AIM =>
Output the first line of the listing and each line after it, up to and including the line that contains "var PINK = '#FF69B4', GREEN", exactly as written, minus the pictures.

DATASET EXCERPT =>

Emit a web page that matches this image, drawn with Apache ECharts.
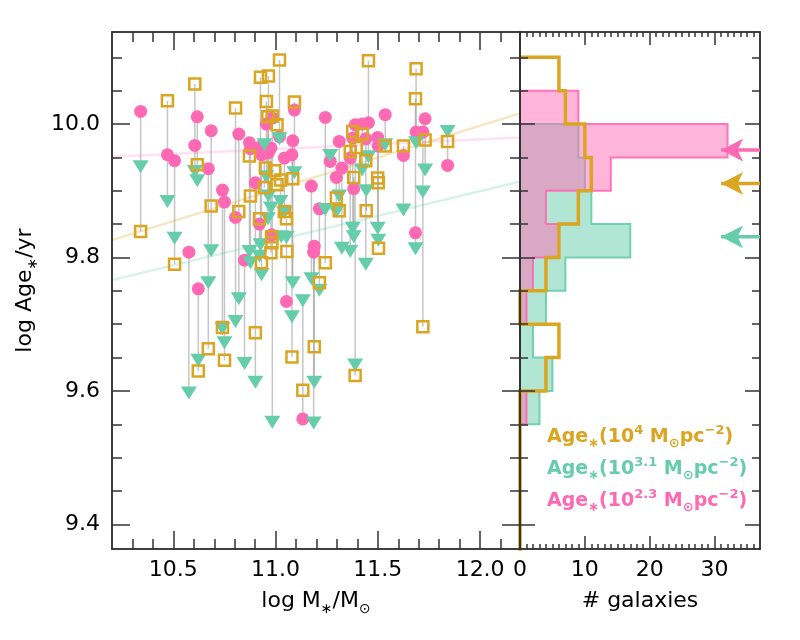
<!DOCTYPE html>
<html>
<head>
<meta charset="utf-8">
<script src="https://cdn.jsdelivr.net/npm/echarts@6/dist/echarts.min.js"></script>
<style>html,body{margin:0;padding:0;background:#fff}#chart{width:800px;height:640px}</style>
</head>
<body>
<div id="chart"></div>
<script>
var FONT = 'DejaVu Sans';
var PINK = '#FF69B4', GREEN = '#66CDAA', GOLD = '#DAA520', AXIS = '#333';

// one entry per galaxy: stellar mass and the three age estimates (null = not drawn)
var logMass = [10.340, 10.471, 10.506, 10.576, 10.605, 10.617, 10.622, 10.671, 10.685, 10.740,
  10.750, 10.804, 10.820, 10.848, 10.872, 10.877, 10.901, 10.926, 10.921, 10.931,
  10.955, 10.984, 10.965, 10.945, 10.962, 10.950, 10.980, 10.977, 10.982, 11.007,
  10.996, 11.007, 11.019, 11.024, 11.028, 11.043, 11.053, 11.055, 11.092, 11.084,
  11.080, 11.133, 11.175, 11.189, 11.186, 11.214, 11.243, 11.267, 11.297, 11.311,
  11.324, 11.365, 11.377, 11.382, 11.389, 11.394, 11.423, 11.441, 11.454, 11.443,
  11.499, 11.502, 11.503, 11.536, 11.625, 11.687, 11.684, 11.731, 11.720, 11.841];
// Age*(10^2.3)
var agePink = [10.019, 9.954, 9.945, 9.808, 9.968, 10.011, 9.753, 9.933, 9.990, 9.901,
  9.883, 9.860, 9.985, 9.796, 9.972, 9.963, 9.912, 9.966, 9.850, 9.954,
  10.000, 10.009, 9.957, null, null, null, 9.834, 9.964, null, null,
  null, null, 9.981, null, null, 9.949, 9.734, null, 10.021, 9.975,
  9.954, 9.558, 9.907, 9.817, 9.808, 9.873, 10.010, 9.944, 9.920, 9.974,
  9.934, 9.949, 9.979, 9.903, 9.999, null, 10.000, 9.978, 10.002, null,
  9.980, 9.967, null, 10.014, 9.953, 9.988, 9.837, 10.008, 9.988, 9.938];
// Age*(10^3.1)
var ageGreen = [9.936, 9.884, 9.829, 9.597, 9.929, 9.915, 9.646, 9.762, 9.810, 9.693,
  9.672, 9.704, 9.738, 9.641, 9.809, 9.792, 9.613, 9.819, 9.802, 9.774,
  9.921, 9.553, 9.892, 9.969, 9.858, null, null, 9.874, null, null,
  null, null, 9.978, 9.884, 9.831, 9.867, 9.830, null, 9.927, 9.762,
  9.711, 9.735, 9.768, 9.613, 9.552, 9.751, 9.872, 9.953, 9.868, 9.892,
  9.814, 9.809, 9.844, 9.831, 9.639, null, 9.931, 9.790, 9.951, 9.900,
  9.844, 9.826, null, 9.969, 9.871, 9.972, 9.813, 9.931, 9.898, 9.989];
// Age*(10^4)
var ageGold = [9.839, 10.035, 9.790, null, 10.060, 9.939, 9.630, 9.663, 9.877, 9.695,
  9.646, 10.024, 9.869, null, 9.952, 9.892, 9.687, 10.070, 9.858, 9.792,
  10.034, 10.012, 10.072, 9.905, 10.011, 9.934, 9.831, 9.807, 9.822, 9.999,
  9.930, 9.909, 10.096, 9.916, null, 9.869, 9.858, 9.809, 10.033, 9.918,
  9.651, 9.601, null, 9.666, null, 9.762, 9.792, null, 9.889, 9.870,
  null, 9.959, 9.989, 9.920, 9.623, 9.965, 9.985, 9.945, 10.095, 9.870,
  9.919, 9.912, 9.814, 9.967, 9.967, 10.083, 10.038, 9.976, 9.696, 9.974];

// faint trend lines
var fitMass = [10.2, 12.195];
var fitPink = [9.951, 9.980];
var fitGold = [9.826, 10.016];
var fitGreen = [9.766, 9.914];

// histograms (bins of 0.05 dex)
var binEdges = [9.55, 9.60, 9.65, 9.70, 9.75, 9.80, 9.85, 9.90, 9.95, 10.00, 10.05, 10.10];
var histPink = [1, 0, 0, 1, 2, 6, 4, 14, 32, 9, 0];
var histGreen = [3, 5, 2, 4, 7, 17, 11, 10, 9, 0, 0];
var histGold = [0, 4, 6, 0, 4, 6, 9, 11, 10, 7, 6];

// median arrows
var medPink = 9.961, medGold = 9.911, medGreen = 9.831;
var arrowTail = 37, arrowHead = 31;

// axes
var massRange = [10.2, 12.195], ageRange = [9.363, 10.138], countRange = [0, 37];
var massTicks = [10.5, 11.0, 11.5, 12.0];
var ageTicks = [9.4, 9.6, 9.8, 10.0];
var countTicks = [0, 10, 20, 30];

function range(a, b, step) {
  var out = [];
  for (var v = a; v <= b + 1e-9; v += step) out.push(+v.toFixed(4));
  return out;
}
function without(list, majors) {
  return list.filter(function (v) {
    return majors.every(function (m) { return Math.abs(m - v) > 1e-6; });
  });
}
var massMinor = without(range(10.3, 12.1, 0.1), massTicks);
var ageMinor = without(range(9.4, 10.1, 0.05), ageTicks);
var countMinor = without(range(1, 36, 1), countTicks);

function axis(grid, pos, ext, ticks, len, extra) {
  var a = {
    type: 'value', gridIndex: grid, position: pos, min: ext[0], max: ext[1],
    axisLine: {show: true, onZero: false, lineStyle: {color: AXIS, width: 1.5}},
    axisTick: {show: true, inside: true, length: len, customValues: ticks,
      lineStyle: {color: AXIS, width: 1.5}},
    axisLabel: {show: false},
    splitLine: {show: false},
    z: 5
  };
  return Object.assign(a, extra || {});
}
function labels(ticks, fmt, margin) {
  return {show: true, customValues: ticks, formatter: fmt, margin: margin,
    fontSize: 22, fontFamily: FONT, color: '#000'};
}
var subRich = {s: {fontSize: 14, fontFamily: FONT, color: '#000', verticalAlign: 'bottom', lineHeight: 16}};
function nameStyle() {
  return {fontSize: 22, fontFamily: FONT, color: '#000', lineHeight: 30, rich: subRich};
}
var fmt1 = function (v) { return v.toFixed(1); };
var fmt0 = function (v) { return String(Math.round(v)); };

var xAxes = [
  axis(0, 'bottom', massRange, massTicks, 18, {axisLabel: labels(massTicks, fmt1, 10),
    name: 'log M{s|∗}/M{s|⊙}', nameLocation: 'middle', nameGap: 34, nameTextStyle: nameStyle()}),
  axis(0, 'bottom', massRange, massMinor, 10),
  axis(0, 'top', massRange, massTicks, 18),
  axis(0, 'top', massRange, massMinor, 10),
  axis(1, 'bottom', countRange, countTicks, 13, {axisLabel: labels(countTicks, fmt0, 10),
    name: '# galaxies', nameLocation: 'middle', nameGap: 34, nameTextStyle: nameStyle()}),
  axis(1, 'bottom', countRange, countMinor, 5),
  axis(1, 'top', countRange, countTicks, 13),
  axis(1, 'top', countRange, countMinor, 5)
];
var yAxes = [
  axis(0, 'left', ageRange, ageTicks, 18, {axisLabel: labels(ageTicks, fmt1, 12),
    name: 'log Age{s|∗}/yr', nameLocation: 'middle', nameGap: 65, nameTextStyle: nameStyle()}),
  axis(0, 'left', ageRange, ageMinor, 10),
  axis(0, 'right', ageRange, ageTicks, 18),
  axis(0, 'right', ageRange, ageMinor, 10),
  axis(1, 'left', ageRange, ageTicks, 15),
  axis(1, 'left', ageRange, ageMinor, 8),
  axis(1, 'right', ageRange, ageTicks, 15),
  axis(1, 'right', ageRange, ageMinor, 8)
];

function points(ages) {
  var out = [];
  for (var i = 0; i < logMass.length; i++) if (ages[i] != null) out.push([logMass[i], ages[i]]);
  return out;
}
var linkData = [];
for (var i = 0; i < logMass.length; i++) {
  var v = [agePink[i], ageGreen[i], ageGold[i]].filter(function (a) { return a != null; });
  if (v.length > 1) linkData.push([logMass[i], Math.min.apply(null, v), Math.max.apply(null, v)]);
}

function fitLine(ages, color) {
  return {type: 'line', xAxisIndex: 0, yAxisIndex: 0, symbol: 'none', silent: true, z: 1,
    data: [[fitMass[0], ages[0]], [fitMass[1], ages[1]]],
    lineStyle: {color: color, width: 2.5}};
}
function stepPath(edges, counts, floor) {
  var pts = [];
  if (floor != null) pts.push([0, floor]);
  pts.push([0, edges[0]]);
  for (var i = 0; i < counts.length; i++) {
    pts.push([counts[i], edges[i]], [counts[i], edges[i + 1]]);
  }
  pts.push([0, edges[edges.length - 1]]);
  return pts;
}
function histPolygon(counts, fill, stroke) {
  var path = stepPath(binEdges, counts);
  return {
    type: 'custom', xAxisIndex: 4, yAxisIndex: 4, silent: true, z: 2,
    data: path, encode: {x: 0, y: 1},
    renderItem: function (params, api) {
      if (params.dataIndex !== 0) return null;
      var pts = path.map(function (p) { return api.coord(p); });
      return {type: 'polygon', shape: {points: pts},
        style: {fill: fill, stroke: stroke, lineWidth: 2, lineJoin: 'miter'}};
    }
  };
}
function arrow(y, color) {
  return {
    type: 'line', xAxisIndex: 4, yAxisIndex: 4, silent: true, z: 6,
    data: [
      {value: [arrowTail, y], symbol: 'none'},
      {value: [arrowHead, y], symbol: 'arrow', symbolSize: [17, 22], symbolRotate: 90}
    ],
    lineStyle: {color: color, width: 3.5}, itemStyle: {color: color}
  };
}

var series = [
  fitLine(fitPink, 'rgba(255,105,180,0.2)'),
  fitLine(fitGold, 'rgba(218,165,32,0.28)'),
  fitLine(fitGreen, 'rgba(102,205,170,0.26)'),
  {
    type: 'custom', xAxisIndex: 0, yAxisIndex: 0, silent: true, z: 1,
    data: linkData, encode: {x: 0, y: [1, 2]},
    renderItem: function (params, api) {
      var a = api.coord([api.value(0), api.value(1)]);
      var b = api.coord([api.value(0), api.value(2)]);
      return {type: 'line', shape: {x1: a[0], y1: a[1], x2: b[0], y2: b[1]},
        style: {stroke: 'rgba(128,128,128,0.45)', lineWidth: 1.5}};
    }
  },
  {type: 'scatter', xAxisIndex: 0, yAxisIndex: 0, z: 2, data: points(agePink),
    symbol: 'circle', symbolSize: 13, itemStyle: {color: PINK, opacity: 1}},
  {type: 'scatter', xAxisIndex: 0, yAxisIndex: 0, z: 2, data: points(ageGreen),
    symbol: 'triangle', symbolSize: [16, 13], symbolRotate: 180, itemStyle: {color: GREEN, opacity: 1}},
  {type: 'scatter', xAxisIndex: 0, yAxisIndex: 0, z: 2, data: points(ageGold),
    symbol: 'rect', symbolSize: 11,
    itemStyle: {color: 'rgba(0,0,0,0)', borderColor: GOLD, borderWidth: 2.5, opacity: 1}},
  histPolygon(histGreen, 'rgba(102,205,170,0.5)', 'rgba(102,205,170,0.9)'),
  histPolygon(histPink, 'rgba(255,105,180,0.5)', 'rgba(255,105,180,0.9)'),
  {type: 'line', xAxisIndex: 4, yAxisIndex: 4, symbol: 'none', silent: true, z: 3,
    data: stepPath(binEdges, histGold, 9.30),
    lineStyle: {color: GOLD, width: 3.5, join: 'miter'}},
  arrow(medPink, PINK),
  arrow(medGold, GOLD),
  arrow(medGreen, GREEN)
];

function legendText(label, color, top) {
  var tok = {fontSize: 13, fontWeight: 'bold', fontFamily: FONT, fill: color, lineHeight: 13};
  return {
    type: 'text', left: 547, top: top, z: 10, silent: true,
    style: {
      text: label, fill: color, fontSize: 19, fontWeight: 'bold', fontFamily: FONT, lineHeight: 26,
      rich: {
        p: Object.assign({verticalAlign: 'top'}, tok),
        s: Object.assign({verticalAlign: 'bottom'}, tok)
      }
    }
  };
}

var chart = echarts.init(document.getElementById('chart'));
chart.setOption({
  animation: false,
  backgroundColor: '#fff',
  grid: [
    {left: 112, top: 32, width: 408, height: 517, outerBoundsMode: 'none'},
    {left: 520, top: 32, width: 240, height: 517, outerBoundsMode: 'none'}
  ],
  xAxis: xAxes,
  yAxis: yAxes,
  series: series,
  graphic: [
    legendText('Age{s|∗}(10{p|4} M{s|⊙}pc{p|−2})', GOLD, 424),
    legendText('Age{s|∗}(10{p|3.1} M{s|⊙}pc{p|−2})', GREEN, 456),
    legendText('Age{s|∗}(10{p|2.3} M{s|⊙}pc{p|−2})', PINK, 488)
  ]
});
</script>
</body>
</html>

EXPECTED ANSWER =>
Emit a web page that matches this image, drawn with Apache ECharts.
<!DOCTYPE html>
<html>
<head>
<meta charset="utf-8">
<script src="https://cdn.jsdelivr.net/npm/echarts@6/dist/echarts.min.js"></script>
<style>html,body{margin:0;padding:0;background:#fff}#chart{width:800px;height:640px}</style>
</head>
<body>
<div id="chart"></div>
<script>
var FONT = 'DejaVu Sans';
var PINK = '#FF69B4', GREEN = '#66CDAA', GOLD = '#DAA520', AXIS = '#333';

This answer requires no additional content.